Accounting Information and Stock Price Dynamics in Saudi Arabia: Evidence from a Markov-Switching Regression Model
Tahani Ali HakamiObjectives
This study investigates the impact of accounting information on stock prices in Saudi Arabia and examines whether the relationship is linear or nonlinear using a Markov-Switching Dynamic Regression (MSDR) model.
Material and Methods
Annual data covering the period 1994–2021 were collected from the World Bank Development Indicators and Saudi capital market sources. The study employed descriptive statistics, unit root tests, linearity tests, and the MSDR model to analyse the relationship between stock prices and accounting information variables.
Results
The findings indicate that the relationship between accounting information and stock prices is nonlinear. Stock market return, value of shares traded, and market capitalisation positively affect stock prices, whereas the number of shares traded exerts a negative effect. Stock market turnover ratio was not statistically significant. The MSDR model identified two market regimes: a more stable low-volatility regime and a high-volatility regime.
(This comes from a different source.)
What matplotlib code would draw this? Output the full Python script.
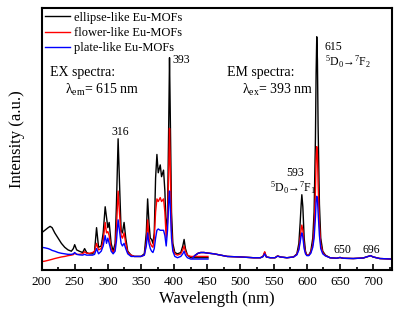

The market remained in the low-volatility regime for most of the study period.
Conclusion
Accounting information plays a significant role in explaining stock price movements in Saudi Arabia. The nonlinear nature of the relationship suggests that regime-dependent modelling provides more accurate insights than conventional linear approaches. The findings offer useful implications for investors, policymakers, and market regulators.